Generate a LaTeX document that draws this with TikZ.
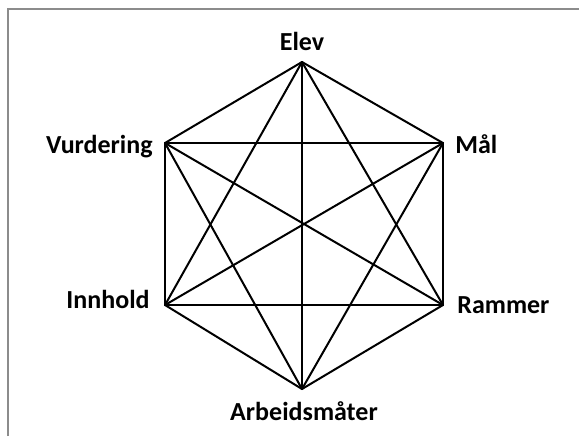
\documentclass[tikz,border=0pt]{standalone}
\usepackage{fontspec}
\setmainfont{Carlito}
\usetikzlibrary{positioning}

\begin{document}
\begin{tikzpicture}[
    x=0.5pt, y=-0.5pt,
    edge/.style={line width=1pt, line cap=round, line join=round},
    lbl/.style={font=\fontsize{13}{15}\selectfont\bfseries, inner sep=0pt},
    frame/.style={draw=black!45, line width=1pt}
]
\useasboundingbox (0,0) rectangle (579,436);
\draw[frame] (8,436) -- (8,9) -- (579,9);

% corners of the hexagon
\coordinate (elev) at (302,62);
\coordinate (maal) at (443,143);
\coordinate (rammer) at (443,305);
\coordinate (arb) at (302,389);
\coordinate (innhold) at (165,305);
\coordinate (vurd) at (165,143);

% every corner joined to every other
\foreach \a/\b in {elev/maal, elev/rammer, elev/arb, elev/innhold, elev/vurd,
                   maal/rammer, maal/arb, maal/innhold, maal/vurd,
                   rammer/arb, rammer/innhold, rammer/vurd,
                   arb/innhold, arb/vurd,
                   innhold/vurd}
    \draw[edge] (\a) -- (\b);

\node[lbl, anchor=base] (t-elev) at (302,50) {Elev};
\node[lbl, anchor=base west] (t-maal) at (455,153) {Mål};
\node[lbl, anchor=base west] (t-rammer) at (457,313) {Rammer};
\node[lbl, anchor=base] (t-arb) at (304,420) {Arbeidsmåter};
\node[lbl, anchor=base east] (t-innhold) at (150,308) {Innhold};
\node[lbl, anchor=base east] (t-vurd) at (153,153) {Vurdering};
\end{tikzpicture}
\end{document}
======
▶ **WHAT IS REQUIRED**
From the data above, write out everything exactly except the pictures.

▶ **OUTPUT FOR THIS TASK**
Generate a LaTeX document that draws this with TikZ.
\documentclass[tikz,border=0pt]{standalone}
\usepackage{fontspec}
\setmainfont{Carlito}
\usetikzlibrary{positioning}

\begin{document}
\begin{tikzpicture}[
    x=0.5pt, y=-0.5pt,
    edge/.style={line width=1pt, line cap=round, line join=round},
    lbl/.style={font=\fontsize{13}{15}\selectfont\bfseries, inner sep=0pt},
    frame/.style={draw=black!45, line width=1pt}
]
\useasboundingbox (0,0) rectangle (579,436);
\draw[frame] (8,436) -- (8,9) -- (579,9);

% corners of the hexagon
\coordinate (elev) at (302,62);
\coordinate (maal) at (443,143);
\coordinate (rammer) at (443,305);
\coordinate (arb) at (302,389);
\coordinate (innhold) at (165,305);
\coordinate (vurd) at (165,143);

% every corner joined to every other
\foreach \a/\b in {elev/maal, elev/rammer, elev/arb, elev/innhold, elev/vurd,
                   maal/rammer, maal/arb, maal/innhold, maal/vurd,
                   rammer/arb, rammer/innhold, rammer/vurd,
                   arb/innhold, arb/vurd,
                   innhold/vurd}
    \draw[edge] (\a) -- (\b);

\node[lbl, anchor=base] (t-elev) at (302,50) {Elev};
\node[lbl, anchor=base west] (t-maal) at (455,153) {Mål};
\node[lbl, anchor=base west] (t-rammer) at (457,313) {Rammer};
\node[lbl, anchor=base] (t-arb) at (304,420) {Arbeidsmåter};
\node[lbl, anchor=base east] (t-innhold) at (150,308) {Innhold};
\node[lbl, anchor=base east] (t-vurd) at (153,153) {Vurdering};
\end{tikzpicture}
\end{document}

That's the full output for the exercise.